ABSTRACT

In the last few decades, the work of Mikhail Bakhtin has gained wide dissemination in many parts of the world and has received an enormous amount of critical attention. In particular, his philosophy of language has spread to numerous Fields of sociological inquiry, including current research into language and literacy education. The impact of his ideas on the research and pedagogy of second and foreign language, however, has been more gradual. One reason for this is that the field of second language acquisition is still predominantly informed by structural linguistics and cognitive psychology, focusing on the study of self-consistent systems of language and the workings of individual minds. Even though these studies contribute to the construction of second language acquisition as a discipline in its own right, a dominant positivistic approach underlying them obscures what it means to teach and learn a second language in the contemporary world: a world characterized not only by great sociocultural and linguistic heterogeneity but also by cultural domination, assimilation, and xenophobia.

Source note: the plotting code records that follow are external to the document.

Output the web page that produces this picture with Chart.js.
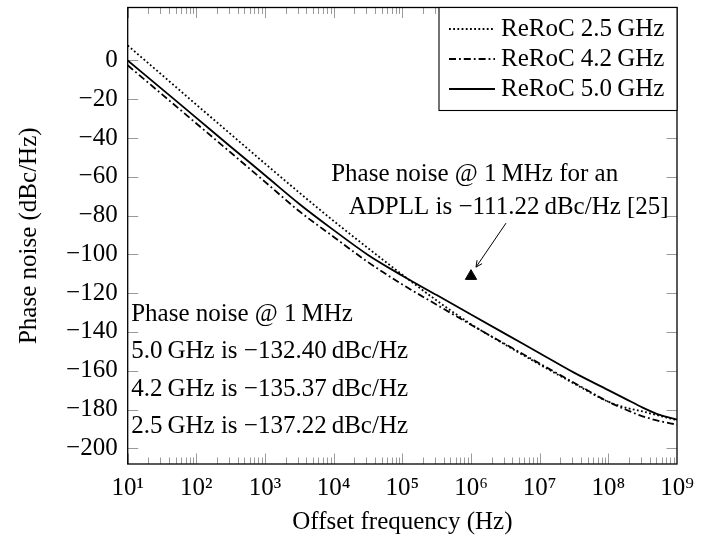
<!DOCTYPE html>
<html><head><meta charset="utf-8">
<script src="https://cdn.jsdelivr.net/npm/chart.js@4"></script>
<style>html,body{margin:0;padding:0;background:#fff}canvas{display:block}</style>
</head><body>
<canvas id="c" width="726" height="535"></canvas>
<script>
// ---- data ----
const freqHz = [10, 31.62, 100, 316.2, 1000, 3162, 10000, 31623, 100000, 316228, 1000000, 3162278, 10000000, 31622777, 100000000, 177827941, 316227766, 562341325, 1000000000];
const reroc25 = [7.7, -7.5, -22.8, -38.0, -53.2, -68.2, -82.8, -96.8, -110.5, -123.8, -136.0, -146.6, -156.8, -166.6, -176.0, -179.0, -181.0, -183.3, -185.5];
const reroc42 = [-2.5, -17.5, -32.5, -47.5, -62.6, -77.8, -91.0, -104.0, -115.5, -126.0, -136.3, -146.3, -156.3, -166.2, -176.0, -180.0, -183.5, -186.0, -187.8];
const reroc50 = [0, -14.8, -29.6, -44.5, -59.2, -74.0, -87.5, -100.3, -111.0, -121.0, -131.0, -141.0, -151.0, -161.0, -170.0, -174.5, -179.0, -182.8, -185.2];
const adpllFreq = [1000000];
const adpllNoise = [-111.22];
const seriesLabels = ['ReRoC 2.5\u2009GHz', 'ReRoC 4.2\u2009GHz', 'ReRoC 5.0\u2009GHz'];
const xTickValues = [10, 100, 1000, 10000, 100000, 1000000, 10000000, 100000000, 1000000000];
const xTickLabels = ['10\u00B9', '10\u00B2', '10\u00B3', '10\u2074', '10\u2075', '10\u2076', '10\u2077', '10\u2078', '10\u2079'];
const yTickValues = [-200, -180, -160, -140, -120, -100, -80, -60, -40, -20, 0];
const noteLeft = ['Phase noise @ 1\u2009MHz', '5.0\u2009GHz is \u2212132.40\u2009dBc/Hz', '4.2\u2009GHz is \u2212135.37\u2009dBc/Hz', '2.5\u2009GHz is \u2212137.22\u2009dBc/Hz'];
const noteAdpll = ['Phase noise @ 1\u2009MHz for an', 'ADPLL is \u2212111.22\u2009dBc/Hz [25]'];

const F = "'Liberation Serif', 'Times New Roman', serif";
const toPts = (ys) => freqHz.map((f, i) => ({x: f, y: ys[i]}));

const decor = {
  id: 'decor',
  beforeDatasetsDraw(chart) {
    const {ctx, chartArea: a, scales: {x, y}} = chart;
    ctx.save();
    ctx.strokeStyle = '#9a9a9a';
    ctx.lineWidth = 1;
    ctx.beginPath();
    for (let k = 1; k < 9; k++) {
      for (let m = 1; m <= 9; m++) {
        const v = m * Math.pow(10, k);
        const px = Math.round(x.getPixelForValue(v)) + 0.5;
        const len = m === 1 ? 10.5 : 6.5;
        ctx.moveTo(px, a.bottom); ctx.lineTo(px, a.bottom - len);
        ctx.moveTo(px, a.top); ctx.lineTo(px, a.top + len);
      }
    }
    yTickValues.forEach(v => {
      const py = Math.round(y.getPixelForValue(v)) + 0.5;
      ctx.moveTo(a.left, py); ctx.lineTo(a.left + 10.5, py);
      ctx.moveTo(a.right, py); ctx.lineTo(a.right - 10.5, py);
    });
    ctx.stroke();
    ctx.restore();
  },
  afterDatasetsDraw(chart) {
    const {ctx, chartArea: a, scales: {x, y}} = chart;
    ctx.save();
    // frame
    ctx.strokeStyle = '#000';
    ctx.lineWidth = 1.3;
    ctx.strokeRect(a.left, a.top, a.right - a.left, a.bottom - a.top);
    // texts
    ctx.fillStyle = '#000';
    ctx.font = '25px ' + F;
    ctx.textBaseline = 'alphabetic';
    ctx.textAlign = 'left';
    noteLeft.forEach((t, i) => ctx.fillText(t, a.left + 3.5, a.top + 313.7 + i * 37.2));
    ctx.textAlign = 'center';
    ctx.fillText(noteAdpll[0], a.left + 347, a.top + 173);
    ctx.fillText(noteAdpll[1], a.left + 381, a.top + 206);
    // arrow to ADPLL marker
    const tx = x.getPixelForValue(adpllFreq[0]);
    const ty = y.getPixelForValue(adpllNoise[0]);
    const x0 = tx + 35, y0 = ty - 53, x1 = tx + 5, y1 = ty - 9;
    ctx.lineWidth = 1;
    ctx.beginPath();
    ctx.moveTo(x0, y0); ctx.lineTo(x1, y1);
    const ang = Math.atan2(y1 - y0, x1 - x0);
    [0.45, -0.45].forEach(d => {
      ctx.moveTo(x1, y1);
      ctx.lineTo(x1 - 7 * Math.cos(ang + d), y1 - 7 * Math.sin(ang + d));
    });
    ctx.stroke();
    // legend
    const lw = 238, lh = 103;
    const lx = a.right - lw, ly = a.top;
    ctx.fillStyle = '#fff';
    ctx.fillRect(lx, ly, lw, lh);
    ctx.strokeStyle = '#000';
    ctx.lineWidth = 1.1;
    ctx.strokeRect(lx, ly, lw, lh);
    ctx.fillStyle = '#000';
    ctx.textAlign = 'left';
    chart.data.datasets.slice(0, 3).forEach((ds, i) => {
      const cy = ly + 21.5 + i * 30;
      ctx.save();
      ctx.lineWidth = ds.borderWidth;
      ctx.setLineDash(ds.borderDash || []);
      ctx.beginPath();
      ctx.moveTo(lx + 10, cy); ctx.lineTo(lx + 56, cy);
      ctx.stroke();
      ctx.restore();
      ctx.fillText(ds.label, lx + 62, cy + 6.5);
    });
    ctx.restore();
  }
};

new Chart(document.getElementById('c'), {
  type: 'line',
  data: {
    datasets: [
      {label: seriesLabels[0], data: toPts(reroc25), borderColor: '#000', borderWidth: 1.8, borderDash: [1.8, 2.4], pointRadius: 0, fill: false, cubicInterpolationMode: 'monotone'},
      {label: seriesLabels[1], data: toPts(reroc42), borderColor: '#000', borderWidth: 1.8, borderDash: [7, 3, 1.8, 3], pointRadius: 0, fill: false, cubicInterpolationMode: 'monotone'},
      {label: seriesLabels[2], data: toPts(reroc50), borderColor: '#000', borderWidth: 1.8, pointRadius: 0, fill: false, cubicInterpolationMode: 'monotone'},
      {type: 'scatter', label: 'ADPLL [25]', data: adpllFreq.map((f, i) => ({x: f, y: adpllNoise[i]})), pointStyle: 'triangle', pointRadius: 6.5, backgroundColor: '#000', borderColor: '#000', showLine: false}
    ]
  },
  options: {
    responsive: false,
    animation: false,
    devicePixelRatio: 1,
    layout: {padding: {left: 0, right: 49, top: 7, bottom: 0}},
    plugins: {legend: {display: false}, tooltip: {enabled: false}},
    scales: {
      x: {
        type: 'logarithmic', position: 'bottom', min: 10, max: 1000000000,
        afterBuildTicks: s => { s.ticks = xTickValues.map(v => ({value: v})); },
        afterFit: s => { s.height = 71; s.paddingLeft = 0; s.paddingRight = 0; },
        grid: {display: false, drawTicks: false},
        border: {display: false},
        ticks: {autoSkip: false, maxRotation: 0, minRotation: 0, padding: 9, color: '#000', font: {family: F, size: 25},
                callback: (v, i) => xTickLabels[i]},
        title: {display: true, text: 'Offset frequency (Hz)', color: '#000', font: {family: F, size: 25, lineHeight: 1}, padding: {top: 0, bottom: 0}}
      },
      y: {
        type: 'linear', position: 'left', min: -208.1, max: 27.3,
        afterBuildTicks: s => { s.ticks = yTickValues.map(v => ({value: v})); },
        afterFit: s => { s.width = 127.7; s.paddingTop = 0; s.paddingBottom = 0; },
        grid: {display: false, drawTicks: false},
        border: {display: false},
        ticks: {autoSkip: false, padding: 10, color: '#000', font: {family: F, size: 25},
                callback: v => (v < 0 ? '\u2212' + Math.abs(v) : String(v))},
        title: {display: true, text: 'Phase noise (dBc/Hz)', color: '#000', font: {family: F, size: 25, lineHeight: 1}, padding: {top: 17, bottom: 0}}
      }
    }
  },
  plugins: [decor]
});
</script>
</body></html>
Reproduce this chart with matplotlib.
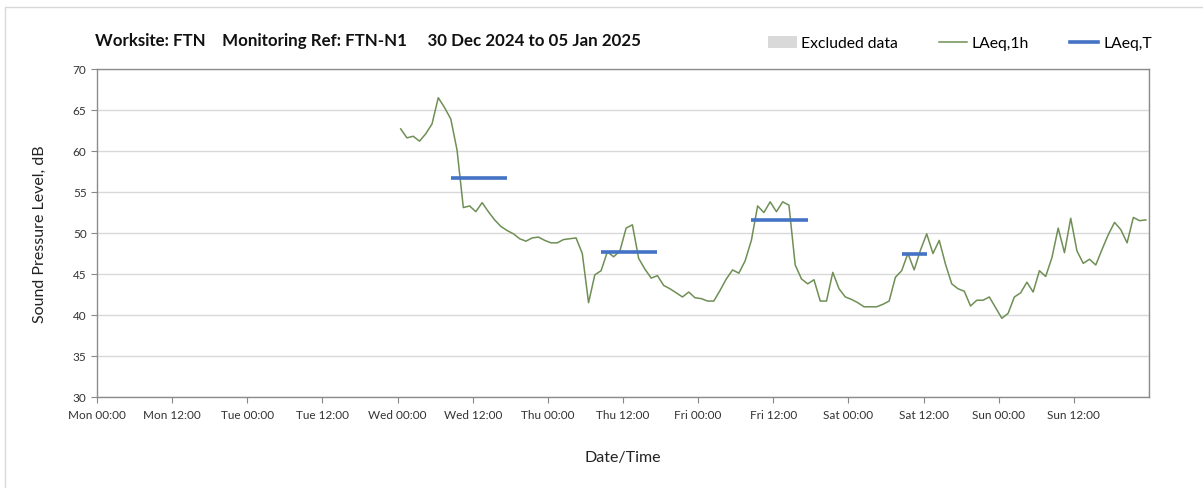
import matplotlib.pyplot as plt
import numpy as np
from matplotlib.lines import Line2D
from matplotlib.patches import Patch

plt.rcParams["font.family"] = ["Lato", "DejaVu Sans"]

# hourly LAeq,1h values, one per hour starting Wed 00:00
laeq_1h = [
    62.7, 61.6, 61.8, 61.2, 62.1, 63.3, 66.5, 65.3, 63.9, 60.1, 53.1, 53.3,
    52.6, 53.7, 52.6, 51.6, 50.8, 50.3, 49.9, 49.3, 49.0, 49.4, 49.5, 49.1,
    48.8, 48.8, 49.2, 49.3, 49.4, 47.5, 41.5, 44.9, 45.4, 47.7, 47.1, 47.8,
    50.6, 51.0, 46.9, 45.6, 44.5, 44.8, 43.6, 43.2, 42.7, 42.2, 42.8, 42.1,
    42.0, 41.7, 41.7, 43.0, 44.4, 45.5, 45.1, 46.6, 49.1, 53.3, 52.5, 53.8,
    52.6, 53.8, 53.4, 46.1, 44.4, 43.8, 44.3, 41.7, 41.7, 45.2, 43.2, 42.2,
    41.9, 41.5, 41.0, 41.0, 41.0, 41.3, 41.7, 44.6, 45.4, 47.5, 45.5, 47.9,
    49.9, 47.5, 49.1, 46.2, 43.8, 43.2, 42.9, 41.1, 41.8, 41.8, 42.2, 40.9,
    39.6, 40.2, 42.2, 42.7, 44.0, 42.8, 45.4, 44.7, 47.0, 50.6, 47.6, 51.8,
    47.8, 46.3, 46.8, 46.1, 48.0, 49.8, 51.3, 50.4, 48.8, 51.9, 51.5, 51.6,
]
start_hour = 48  # Wed 00:00, hours from Mon 00:00

# LAeq,T periods: start hour, end hour (from Mon 00:00), level
period_start = [56.5, 80.5, 104.5, 128.5]
period_end = [65.5, 89.5, 113.5, 132.5]
period_level = [56.7, 47.7, 51.6, 47.5]

tick_labels = [
    "Mon 00:00", "Mon 12:00", "Tue 00:00", "Tue 12:00", "Wed 00:00",
    "Wed 12:00", "Thu 00:00", "Thu 12:00", "Fri 00:00", "Fri 12:00",
    "Sat 00:00", "Sat 12:00", "Sun 00:00", "Sun 12:00",
]

green = "#6f8f55"
blue = "#4472c4"
grey = "#d9d9d9"

fig = plt.figure(figsize=(12.03, 4.89), dpi=100)
ax = fig.add_axes([97 / 1203, 1 - 398 / 489, 1052 / 1203, 328 / 489])

hours = start_hour + 0.5 + np.arange(len(laeq_1h))
ax.plot(hours, laeq_1h, color=green, lw=1.1, zorder=3)
ax.hlines(period_level, period_start, period_end, color=blue, lw=2.6, zorder=4)

ax.set_xlim(0, 168)
ax.set_ylim(30, 70)
ax.set_xticks(np.arange(0, 168, 12))
ax.set_xticklabels(tick_labels, fontsize=8.5, color="#333333")
ax.set_xticks(np.arange(0, 169, 24), minor=True)
ax.set_yticks(np.arange(30, 71, 5))
ax.tick_params(axis="y", labelsize=8.5, colors="#333333", length=4, color="#888888")
ax.tick_params(axis="x", which="major", length=4, color="#888888", pad=5)
ax.tick_params(axis="x", which="minor", length=0)
ax.grid(True, axis="y", color=grey, lw=1)
ax.grid(True, axis="x", which="minor", color=grey, lw=1)
ax.set_axisbelow(True)
for s in ax.spines.values():
    s.set_color("#8c8c8c")
    s.set_linewidth(1)

ax.set_xlabel("Date/Time", fontsize=11.5, color="#222222", labelpad=21)
ax.set_ylabel("Sound Pressure Level, dB", fontsize=11.5, color="#222222", labelpad=19)

fig.text(95 / 1203, 1 - 41 / 489,
         "Worksite: FTN    Monitoring Ref: FTN-N1     30 Dec 2024 to 05 Jan 2025",
         fontsize=12.2, fontweight="bold", va="center", ha="left", color="#111111")

handles = [
    Patch(facecolor=grey, edgecolor="none"),
    Line2D([], [], color=green, lw=1.1),
    Line2D([], [], color=blue, lw=2.6),
]
fig.legend(handles, ["Excluded data", "LAeq,1h", "LAeq,T"],
           loc="center right", bbox_to_anchor=(1166 / 1203, 1 - 44 / 489),
           ncol=3, frameon=False, fontsize=11.3, handlelength=1.8,
           handletextpad=0.3, columnspacing=2.6, handleheight=0.8)

# outer frame (top and left edges)
fig.add_artist(Line2D([5 / 1203, 5 / 1203, 1], [0, 1 - 8 / 489, 1 - 8 / 489],
                      transform=fig.transFigure, color=grey, lw=1))

fig.savefig("out.png", dpi=100)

In this respect, Bakhtin’s commitment to the profoundly social nature of language and consciousness, to the dialogical dynamism of cultural-semiotic life, to the recognition of the plurality of voices, and to the coexistence of differences offers fertile ground for researchers and practitioners who seek to make sense of second language and literacy learning in multicultural societies and classrooms. In this chapter, then, I endeavor to explore the relevance of Bakhtinian ideas for a socially critical approach to English-as-a-second-language (ESL) education,

especially in current conditions when conservative and liberal notions of cultural diversity and difference claim to provide final vocabularies for adjudicating tensions in multicultural societies.